NMD, Ultra Boost, Yeezy – you’d have noticed lately that there’s been a deluge of heated and hyped adidas drops lately. It seems like at least once a week the brand with the Three Stripes releases a model that garners a mass exodus of wallet-bound expendable income – especially when it comes to NMDs (a new colourway would have to drop at least once a week). From a sneaker media perspective it seems like the German brand is ascending from an annoying niggle in Nike’s side to an actual contender for the top spot on the dais as the US footwear market leader. But is that actually the case?
Yes and no. Yahoo! Finance has published a piece by Daniel Roberts about adi’s rise in the American market and the observations come as a bit of a revelation. The first thing to note is that Nike are still the market leader. By far. Their market share is over four times that of adidas – though things are starting to change. As the article explains; from January through to September of last year, adidas had an average monthly market share of 4.3 percent in US athletic footwear, according to NPD Group. Nike’s was 41 percent. For the same nine-month period this year, adidas’s average spiked to 7.1 percent, while Nike’s fell to 38 percent. Nike is still the behemoth we know but the Tre-Foil is building rapidly and chomping away at Nike’s slice. (Although it’s worth noting that Nike’s 38 percent doesn’t include subsidiaries Jordan Brand and Converse. Talk about beefy.)

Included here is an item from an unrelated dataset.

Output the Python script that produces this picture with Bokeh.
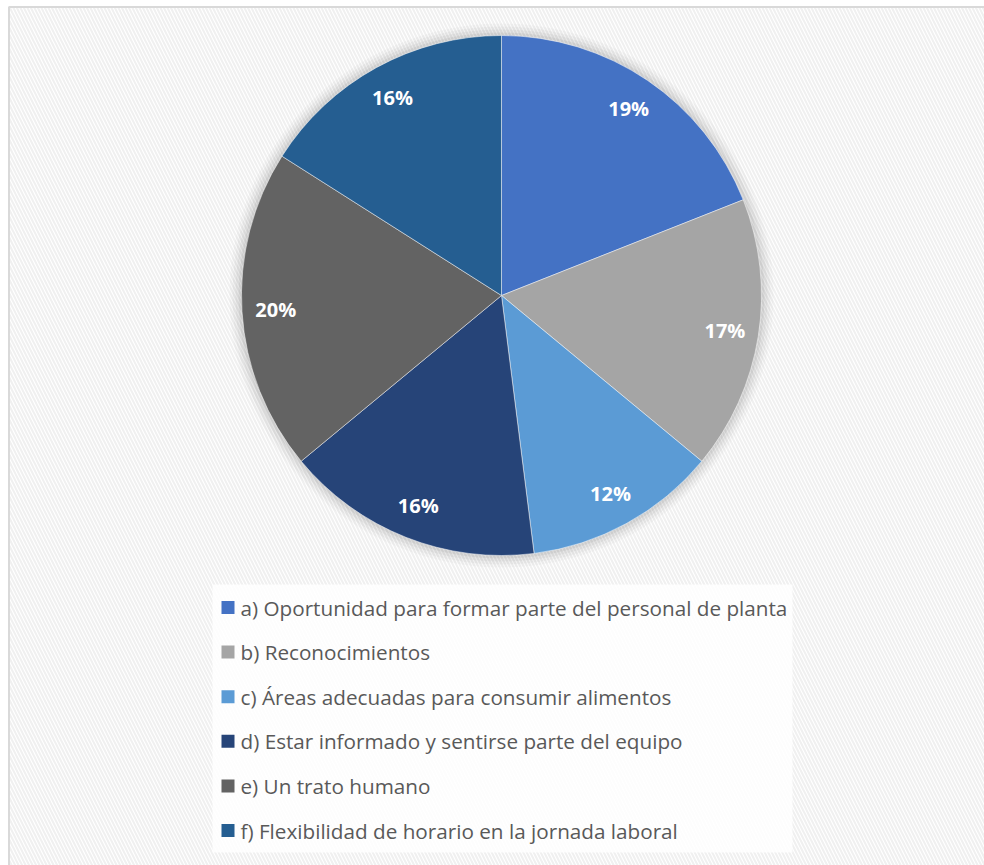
import math
from bokeh.plotting import figure
from bokeh.models import ColumnDataSource, Range1d
from bokeh.core.properties import value
from bokeh.embed import file_html
from bokeh.resources import INLINE

# ---- data ----
categories = [
    "a) Oportunidad para formar parte del personal de planta",
    "b) Reconocimientos",
    "c) Áreas adecuadas para consumir alimentos",
    "d) Estar informado y sentirse parte del equipo",
    "e) Un trato humano",
    "f) Flexibilidad de horario en la jornada laboral",
]
percentages = [19, 17, 12, 16, 20, 16]
colors = ["#4472C4", "#A5A5A5", "#5B9BD5", "#264478", "#636363", "#255E91"]

W, H = 984, 865
CX, CY, R = 501, H - 295, 260

p = figure(width=W, height=H, output_backend="svg", toolbar_location=None,
           x_range=Range1d(0, W), y_range=Range1d(0, H), min_border=0)
p.axis.visible = False
p.grid.visible = False
p.outline_line_color = None
p.background_fill_color = "white"
p.border_fill_color = "white"

# chart area background with diagonal pattern
p.quad(left=[8.5], right=[W + 5], bottom=[-5], top=[H - 6.5],
       fill_color="white", hatch_pattern="\\", hatch_color="#f0f0f0",
       hatch_scale=7, hatch_weight=2, line_color="#d9d9d9", line_width=2)

# soft shadow around pie
for dr, a in [(12, 0.025), (9, 0.03), (6, 0.04), (3, 0.05)]:
    p.circle(x=[CX], y=[CY], radius=R + dr, fill_color="black", fill_alpha=a,
             line_color=None)

total = sum(percentages)
cum = [0]
for v in percentages:
    cum.append(cum[-1] + v)
starts = [math.pi / 2 - 2 * math.pi * c / total for c in cum[:-1]]
ends = [math.pi / 2 - 2 * math.pi * c / total for c in cum[1:]]
mids = [math.pi / 2 - 2 * math.pi * (c0 + v / 2) / total for c0, v in zip(cum[:-1], percentages)]

src = ColumnDataSource(dict(start=starts, end=ends, color=colors,
                            x=[CX] * len(colors), y=[CY] * len(colors)))
p.wedge(x="x", y="y", radius=R, start_angle="start", end_angle="end",
        direction="clock", fill_color="color", line_color="white",
        line_width=0.8, line_alpha=0.6, source=src)

lr = 0.87 * R
lab = ColumnDataSource(dict(
    x=[CX + lr * math.cos(m) for m in mids],
    y=[CY + lr * math.sin(m) for m in mids],
    t=[f"{v}%" for v in percentages]))
p.text(x="x", y="y", text="t", source=lab, text_color="white",
       text_font=value("Open Sans"), text_font_style="bold",
       text_font_size="20px", text_align="center", text_baseline="middle")

# legend box
p.quad(left=[212], right=[792], bottom=[H - 852], top=[H - 584],
       fill_color="white", fill_alpha=0.85, line_color=None)

row0, step = H - 607, 44.6
leg = ColumnDataSource(dict(
    y=[row0 - i * step for i in range(len(categories))],
    xs=[227.5] * len(categories), xt=[240] * len(categories),
    c=colors, t=categories))
p.rect(x="xs", y="y", width=13, height=13, fill_color="c", line_color=None,
       source=leg)
p.text(x="xt", y="y", text="t", source=leg, text_color="#595959",
       text_font=value("Open Sans"), text_font_size="20.7px",
       text_align="left", text_baseline="middle")

open("out.html", "w").write(file_html(p, INLINE))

So what’s happening? Is it a breakout model or tenacious leadership? Or a combination? Well adidas have just landed a new CEO, Kasper Rorsted, a leader with an apparently ‘cult like following’ with investors. Although only in the role for a month it’s unrealistic to attribute the brand’s growth to Rorsted, yet it’s worth noting that the stock jumped when he was announced as successor to Herbert Hainer. And the stock is up 78 percent already this year, compared to Nike, which is down 17 percent.
Where adidas have really made ground is in their spread of models. They’re covering all bases with their diversified offerings. There’s adidas Originals, the classic time-honoured models, and then contemporary ranges like NMD, the Boost family, Y3 and Yeezy (not to mention a myriad of dedicated sports models, a skate program and high-end fashion releases à la Rick Owens). As Roberts reports, adidas’s top five sellers for this year’s back-to-school season, reportedly a key indicator, were Superstars, Stan Smiths, NMD, ZX Flux and Boost. An even dispersion from old to fresh.
The brand has also made some key basketball and NFL signings as well extending a design contract to Kanye West that will include Yeezy stores. Robert’s spoke to sneaker analyst Matt Powell who played down the importance of the deal with Kanye saying ‘Collaborations with artists are by definition tiny. Think of it this way: adidas sold 300 million pairs of shoes last year, and I’d be surprised if they made even 50,000 pairs of Kanye West shoes.’(Adidas does not share how many pairs of the Yeezy Boost it has manufactured or sold.)